EnterpriseDB / repmgr

A lightweight replication manager for PostgreSQL (Postgres)
https://repmgr.org/
Other
1.58k stars 252 forks source link

Who is the master? #259

Closed kitallis closed 1 month ago

kitallis commented 7 years ago

I've been working on this project https://github.com/staples-sparx/repmgr-to-zk that will help post the current master status to ZK/Kafka, so that HAProxy / the application can read the current master and refresh the connections. It's similar to https://github.com/compose/governor, except that it relies on repmgr for cluster management and failovers.

I'm parsing the cluster showcommand (from all nodes) to get the correct master, but I'm not sure if that's the latest source of truth. I'm also not entirely sure why the CSV output doesn't post the master information.

What is the best way to find out the latest master from repmgr?

saule1508 commented 7 years ago

I have the same issue. Ideally I want to rely on the repl_nodes table, checking for the record master and active='t' and assuming there is only one record. If it is not possible then I think I will loop on the nodes and check the result of pg_is_in_recovery() on each

I want to add some kind of protection against a split-brain (prevent the situation where two nodes are opened read-write). My idea so far is to add a ExecStartPre= in the postgres unit file, that would (1) use pg_ctl to start the DB (2) check pg_is_in_recovery. If true then it is OK to start, if false then look in the repl_nodes table if there is already a node master and active, if yes it is not OK. (3) stop DB with pg_ctl and let the unit continue or not depending on (2)

Maybe that is something that repmgrd could do ? When it sees a possible split-brain it could kill one of the master ?

abronan commented 6 years ago

You can't really rely on the output of repmgr cluster show as far as I'm aware, so your best bet will be to use zookeeper's distributed locking to implement leader election and manually trigger repmgr's commands depending on the node's status to match the current cluster state. This can be done with an external daemon connected to the distributed store and monitoring the local postgresql instance for example, executing the appropriate repmgr's commands. Which is pretty much what the Governor/Patroni projects are doing by using etcd's/consul/zookeeper lock and then configuring the replication.

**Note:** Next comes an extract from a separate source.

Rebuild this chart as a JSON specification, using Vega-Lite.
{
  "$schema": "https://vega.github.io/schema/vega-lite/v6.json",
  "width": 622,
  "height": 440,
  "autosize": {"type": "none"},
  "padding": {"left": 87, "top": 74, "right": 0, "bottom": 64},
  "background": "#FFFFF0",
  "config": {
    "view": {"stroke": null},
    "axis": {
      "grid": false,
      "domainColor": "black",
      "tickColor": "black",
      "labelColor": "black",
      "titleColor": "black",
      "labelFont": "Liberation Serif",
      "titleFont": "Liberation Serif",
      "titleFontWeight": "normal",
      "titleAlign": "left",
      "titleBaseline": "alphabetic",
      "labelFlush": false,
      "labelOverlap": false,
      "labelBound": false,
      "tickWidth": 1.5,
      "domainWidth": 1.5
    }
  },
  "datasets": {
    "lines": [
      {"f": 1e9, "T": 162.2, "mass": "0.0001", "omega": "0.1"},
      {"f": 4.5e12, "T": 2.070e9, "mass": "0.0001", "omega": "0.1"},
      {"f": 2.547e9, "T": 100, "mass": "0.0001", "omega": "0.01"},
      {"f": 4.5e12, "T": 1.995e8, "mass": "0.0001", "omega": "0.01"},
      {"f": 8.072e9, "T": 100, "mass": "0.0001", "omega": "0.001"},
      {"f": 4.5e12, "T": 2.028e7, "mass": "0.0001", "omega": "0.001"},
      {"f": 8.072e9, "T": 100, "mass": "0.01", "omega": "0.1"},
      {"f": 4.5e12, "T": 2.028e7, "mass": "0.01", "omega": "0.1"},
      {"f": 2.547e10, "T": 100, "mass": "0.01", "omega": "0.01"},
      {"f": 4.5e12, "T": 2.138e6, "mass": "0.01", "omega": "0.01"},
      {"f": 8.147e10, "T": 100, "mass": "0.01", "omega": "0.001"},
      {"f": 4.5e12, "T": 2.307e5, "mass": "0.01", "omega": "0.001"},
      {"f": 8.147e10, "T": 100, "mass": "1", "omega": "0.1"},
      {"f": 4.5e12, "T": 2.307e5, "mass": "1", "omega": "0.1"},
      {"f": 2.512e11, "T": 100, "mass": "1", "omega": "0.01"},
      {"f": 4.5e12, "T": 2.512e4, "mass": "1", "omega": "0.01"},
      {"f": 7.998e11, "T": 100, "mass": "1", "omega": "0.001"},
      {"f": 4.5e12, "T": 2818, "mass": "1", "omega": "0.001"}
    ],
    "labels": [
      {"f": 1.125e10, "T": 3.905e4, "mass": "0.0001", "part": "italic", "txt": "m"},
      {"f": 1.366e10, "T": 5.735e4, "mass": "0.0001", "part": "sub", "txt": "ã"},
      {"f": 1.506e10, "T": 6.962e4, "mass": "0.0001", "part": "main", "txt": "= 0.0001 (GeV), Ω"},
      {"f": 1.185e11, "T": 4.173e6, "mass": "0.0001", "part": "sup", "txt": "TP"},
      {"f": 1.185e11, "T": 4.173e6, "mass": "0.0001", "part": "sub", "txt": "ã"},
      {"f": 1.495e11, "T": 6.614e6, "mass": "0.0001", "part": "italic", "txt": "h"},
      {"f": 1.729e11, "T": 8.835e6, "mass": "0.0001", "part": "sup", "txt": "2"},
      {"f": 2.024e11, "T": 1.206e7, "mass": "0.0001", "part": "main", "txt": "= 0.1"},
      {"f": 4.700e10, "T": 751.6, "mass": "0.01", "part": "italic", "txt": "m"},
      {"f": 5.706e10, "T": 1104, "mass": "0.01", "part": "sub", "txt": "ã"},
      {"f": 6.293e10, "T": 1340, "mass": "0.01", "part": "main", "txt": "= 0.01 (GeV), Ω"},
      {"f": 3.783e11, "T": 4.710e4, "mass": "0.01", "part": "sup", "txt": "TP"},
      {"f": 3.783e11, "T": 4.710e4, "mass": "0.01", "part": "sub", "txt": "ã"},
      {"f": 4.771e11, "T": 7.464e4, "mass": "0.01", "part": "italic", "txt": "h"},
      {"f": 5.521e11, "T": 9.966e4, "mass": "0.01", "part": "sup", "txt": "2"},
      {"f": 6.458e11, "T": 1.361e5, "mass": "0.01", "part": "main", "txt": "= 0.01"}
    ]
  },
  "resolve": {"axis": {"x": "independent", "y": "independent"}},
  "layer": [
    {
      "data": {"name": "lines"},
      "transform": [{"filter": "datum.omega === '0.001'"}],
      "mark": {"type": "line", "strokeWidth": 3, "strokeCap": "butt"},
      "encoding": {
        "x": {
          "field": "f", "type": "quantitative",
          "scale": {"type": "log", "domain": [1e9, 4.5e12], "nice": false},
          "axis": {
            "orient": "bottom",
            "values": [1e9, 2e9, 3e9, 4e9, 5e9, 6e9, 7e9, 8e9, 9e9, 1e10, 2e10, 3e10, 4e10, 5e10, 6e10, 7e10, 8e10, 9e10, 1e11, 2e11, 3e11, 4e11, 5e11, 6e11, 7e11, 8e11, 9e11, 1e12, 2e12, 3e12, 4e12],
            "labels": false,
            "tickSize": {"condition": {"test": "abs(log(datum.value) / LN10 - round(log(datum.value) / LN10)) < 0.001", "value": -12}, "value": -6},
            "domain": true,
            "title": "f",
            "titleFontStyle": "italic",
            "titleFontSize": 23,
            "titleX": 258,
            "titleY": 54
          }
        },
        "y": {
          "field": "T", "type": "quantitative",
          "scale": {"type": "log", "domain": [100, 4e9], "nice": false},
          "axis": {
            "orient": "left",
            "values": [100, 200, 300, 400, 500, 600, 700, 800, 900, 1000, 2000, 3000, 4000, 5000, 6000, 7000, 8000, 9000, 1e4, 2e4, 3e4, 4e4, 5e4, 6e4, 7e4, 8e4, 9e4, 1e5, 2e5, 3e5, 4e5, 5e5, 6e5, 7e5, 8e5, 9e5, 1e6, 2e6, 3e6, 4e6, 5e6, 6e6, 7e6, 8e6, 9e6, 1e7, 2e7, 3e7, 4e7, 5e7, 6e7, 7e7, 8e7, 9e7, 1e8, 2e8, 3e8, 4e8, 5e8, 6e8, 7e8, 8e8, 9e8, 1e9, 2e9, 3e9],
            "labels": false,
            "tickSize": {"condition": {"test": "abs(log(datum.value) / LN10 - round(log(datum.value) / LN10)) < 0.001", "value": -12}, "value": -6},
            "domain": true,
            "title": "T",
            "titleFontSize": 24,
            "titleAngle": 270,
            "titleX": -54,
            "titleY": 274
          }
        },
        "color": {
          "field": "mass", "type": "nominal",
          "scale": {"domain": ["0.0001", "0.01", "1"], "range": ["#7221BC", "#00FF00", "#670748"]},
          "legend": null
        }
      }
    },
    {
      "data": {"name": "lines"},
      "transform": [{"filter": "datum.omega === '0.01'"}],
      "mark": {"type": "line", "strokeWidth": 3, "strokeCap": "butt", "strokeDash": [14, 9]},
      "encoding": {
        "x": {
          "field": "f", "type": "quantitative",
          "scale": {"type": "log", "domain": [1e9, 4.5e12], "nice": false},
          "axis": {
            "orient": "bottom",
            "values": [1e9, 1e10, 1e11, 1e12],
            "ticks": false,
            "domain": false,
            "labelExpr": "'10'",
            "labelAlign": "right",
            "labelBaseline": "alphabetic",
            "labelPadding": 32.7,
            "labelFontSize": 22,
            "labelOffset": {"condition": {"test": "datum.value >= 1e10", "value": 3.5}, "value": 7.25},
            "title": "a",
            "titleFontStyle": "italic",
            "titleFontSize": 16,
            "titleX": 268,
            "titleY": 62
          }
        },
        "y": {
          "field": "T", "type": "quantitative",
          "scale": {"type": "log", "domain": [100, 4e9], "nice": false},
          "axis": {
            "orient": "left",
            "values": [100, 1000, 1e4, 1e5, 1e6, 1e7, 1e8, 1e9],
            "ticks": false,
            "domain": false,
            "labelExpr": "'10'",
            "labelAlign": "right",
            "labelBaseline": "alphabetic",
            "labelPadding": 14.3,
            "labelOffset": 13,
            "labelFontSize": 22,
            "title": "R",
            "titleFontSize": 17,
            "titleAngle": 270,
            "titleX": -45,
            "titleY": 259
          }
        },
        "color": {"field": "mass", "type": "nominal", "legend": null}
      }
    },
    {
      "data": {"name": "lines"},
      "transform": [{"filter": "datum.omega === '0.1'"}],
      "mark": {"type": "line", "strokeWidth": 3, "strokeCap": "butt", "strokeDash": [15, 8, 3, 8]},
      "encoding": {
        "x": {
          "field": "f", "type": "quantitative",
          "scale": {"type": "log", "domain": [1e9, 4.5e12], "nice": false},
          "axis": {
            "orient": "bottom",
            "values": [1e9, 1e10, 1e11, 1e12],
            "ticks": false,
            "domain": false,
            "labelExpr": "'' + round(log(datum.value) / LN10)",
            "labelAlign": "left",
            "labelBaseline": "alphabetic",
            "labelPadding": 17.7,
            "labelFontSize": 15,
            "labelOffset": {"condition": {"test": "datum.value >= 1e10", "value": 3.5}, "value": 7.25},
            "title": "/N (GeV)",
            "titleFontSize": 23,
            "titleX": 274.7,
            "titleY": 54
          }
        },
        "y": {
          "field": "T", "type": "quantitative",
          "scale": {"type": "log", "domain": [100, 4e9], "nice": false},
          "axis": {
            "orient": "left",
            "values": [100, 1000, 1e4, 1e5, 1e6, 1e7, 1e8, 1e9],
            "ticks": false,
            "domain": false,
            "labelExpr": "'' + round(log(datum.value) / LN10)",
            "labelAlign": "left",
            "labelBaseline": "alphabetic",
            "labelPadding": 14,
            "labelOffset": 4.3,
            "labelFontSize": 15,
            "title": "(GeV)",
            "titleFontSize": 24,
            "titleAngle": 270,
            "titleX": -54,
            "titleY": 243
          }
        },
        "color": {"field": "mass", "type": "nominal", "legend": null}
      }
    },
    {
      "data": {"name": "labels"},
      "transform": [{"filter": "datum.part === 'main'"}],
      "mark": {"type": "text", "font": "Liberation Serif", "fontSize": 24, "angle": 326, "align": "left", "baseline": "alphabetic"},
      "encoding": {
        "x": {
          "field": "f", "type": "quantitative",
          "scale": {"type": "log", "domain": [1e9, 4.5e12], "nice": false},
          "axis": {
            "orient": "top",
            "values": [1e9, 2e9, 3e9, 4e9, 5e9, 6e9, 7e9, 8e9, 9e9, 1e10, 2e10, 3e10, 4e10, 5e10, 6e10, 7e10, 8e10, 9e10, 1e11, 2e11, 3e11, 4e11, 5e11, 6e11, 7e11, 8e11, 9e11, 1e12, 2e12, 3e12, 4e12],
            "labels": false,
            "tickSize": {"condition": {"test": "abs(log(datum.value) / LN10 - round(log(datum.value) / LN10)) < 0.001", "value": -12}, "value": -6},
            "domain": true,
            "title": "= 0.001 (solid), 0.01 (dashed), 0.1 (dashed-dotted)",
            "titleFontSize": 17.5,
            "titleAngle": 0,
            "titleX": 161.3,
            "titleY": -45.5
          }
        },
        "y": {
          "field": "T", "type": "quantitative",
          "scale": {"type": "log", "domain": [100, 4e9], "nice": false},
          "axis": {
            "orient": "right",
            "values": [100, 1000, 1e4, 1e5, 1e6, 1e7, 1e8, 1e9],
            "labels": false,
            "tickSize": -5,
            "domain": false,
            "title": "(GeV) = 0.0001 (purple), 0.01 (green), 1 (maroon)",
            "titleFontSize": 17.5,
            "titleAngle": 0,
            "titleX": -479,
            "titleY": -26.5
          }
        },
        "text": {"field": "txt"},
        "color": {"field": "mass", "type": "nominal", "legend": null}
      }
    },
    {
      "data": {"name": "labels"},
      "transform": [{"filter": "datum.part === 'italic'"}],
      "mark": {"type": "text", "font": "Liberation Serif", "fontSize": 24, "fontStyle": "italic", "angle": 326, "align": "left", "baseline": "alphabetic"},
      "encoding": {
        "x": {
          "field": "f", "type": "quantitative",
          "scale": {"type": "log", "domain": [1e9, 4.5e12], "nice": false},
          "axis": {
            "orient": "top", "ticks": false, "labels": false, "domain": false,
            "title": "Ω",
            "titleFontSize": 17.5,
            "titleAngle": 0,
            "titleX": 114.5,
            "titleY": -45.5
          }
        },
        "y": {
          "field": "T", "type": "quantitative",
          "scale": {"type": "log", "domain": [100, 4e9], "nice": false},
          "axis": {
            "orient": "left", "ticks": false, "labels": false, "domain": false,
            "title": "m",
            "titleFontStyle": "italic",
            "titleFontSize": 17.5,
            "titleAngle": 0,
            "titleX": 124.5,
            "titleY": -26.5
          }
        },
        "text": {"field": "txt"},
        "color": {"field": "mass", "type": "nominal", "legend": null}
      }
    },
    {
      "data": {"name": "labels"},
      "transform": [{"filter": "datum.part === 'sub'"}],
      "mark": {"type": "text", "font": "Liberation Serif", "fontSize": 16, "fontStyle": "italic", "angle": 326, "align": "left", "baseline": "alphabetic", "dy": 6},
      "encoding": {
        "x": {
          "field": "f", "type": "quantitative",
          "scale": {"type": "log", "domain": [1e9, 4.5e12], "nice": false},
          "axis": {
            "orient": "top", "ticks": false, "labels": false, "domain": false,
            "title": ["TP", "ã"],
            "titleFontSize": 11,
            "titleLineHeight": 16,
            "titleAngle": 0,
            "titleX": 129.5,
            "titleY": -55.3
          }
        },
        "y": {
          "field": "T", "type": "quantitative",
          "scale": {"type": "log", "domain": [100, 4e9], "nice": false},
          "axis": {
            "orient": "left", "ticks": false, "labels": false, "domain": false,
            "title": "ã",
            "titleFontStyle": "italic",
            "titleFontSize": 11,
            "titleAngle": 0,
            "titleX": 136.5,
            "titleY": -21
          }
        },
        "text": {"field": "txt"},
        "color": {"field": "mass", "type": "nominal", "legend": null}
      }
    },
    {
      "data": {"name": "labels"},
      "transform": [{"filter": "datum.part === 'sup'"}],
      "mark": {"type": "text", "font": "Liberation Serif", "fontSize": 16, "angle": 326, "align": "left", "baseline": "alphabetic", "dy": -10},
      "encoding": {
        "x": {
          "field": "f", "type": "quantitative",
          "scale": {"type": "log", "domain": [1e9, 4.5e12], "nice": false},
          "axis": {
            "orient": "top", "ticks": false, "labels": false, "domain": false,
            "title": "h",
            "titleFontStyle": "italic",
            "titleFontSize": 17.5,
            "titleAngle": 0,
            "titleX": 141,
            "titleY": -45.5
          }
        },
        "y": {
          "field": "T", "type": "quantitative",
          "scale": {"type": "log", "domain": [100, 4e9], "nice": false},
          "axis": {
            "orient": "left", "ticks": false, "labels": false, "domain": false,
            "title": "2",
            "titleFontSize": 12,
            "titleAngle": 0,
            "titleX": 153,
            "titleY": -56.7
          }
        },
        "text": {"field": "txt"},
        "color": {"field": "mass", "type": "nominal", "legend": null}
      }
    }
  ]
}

This means you are also "safe" (I'm ignoring special cases and scenarios) in the case of a split brain, because the current leader in a partition will bail and give up leadership as it will not be able to update its key (and the TTL expires). Your app should also listen on the leader key to pick up the new leader and refresh its connection (or update the HAProxy configuration in case it is a daemon monitoring the leader key).

This diagram from the Patroni project really helps understanding the whole process.

gplv2 commented 6 years ago

see https://github.com/gplv2/haproxy-postgresql for haproxy pg_is_in_recovery checks. When you have 2 nodes that are not slaves but masters in their own right this haproxy config will cut connections to all machines as you have 2 hosts marked both as good, and you only want one. That means your master/standby are standalone and not replicating anymore.

I too wish I could poll the information from repmgr instead to be sure. The problem with using this haproxy configuration is that you cannot auto-start your databases.. Not autostarting will give you 1 automatic failover in case the primary goes doen, repmgr will (should) promote the standby but it's imperative that your old master pgsql does not start automatically (think hardware outtage) as this will make haproxy mark both as acceptable.

You can partly mitigate this using the backup directive but there is always a bias towards the primary hence you need to disable autostarting your databases (on all nodes in fact as their role can change). After that you have 2 options: 1) you investigate your old master to see what happened or 2) you don't care and use repmgr to clone the new master node and make the failing node a standby one.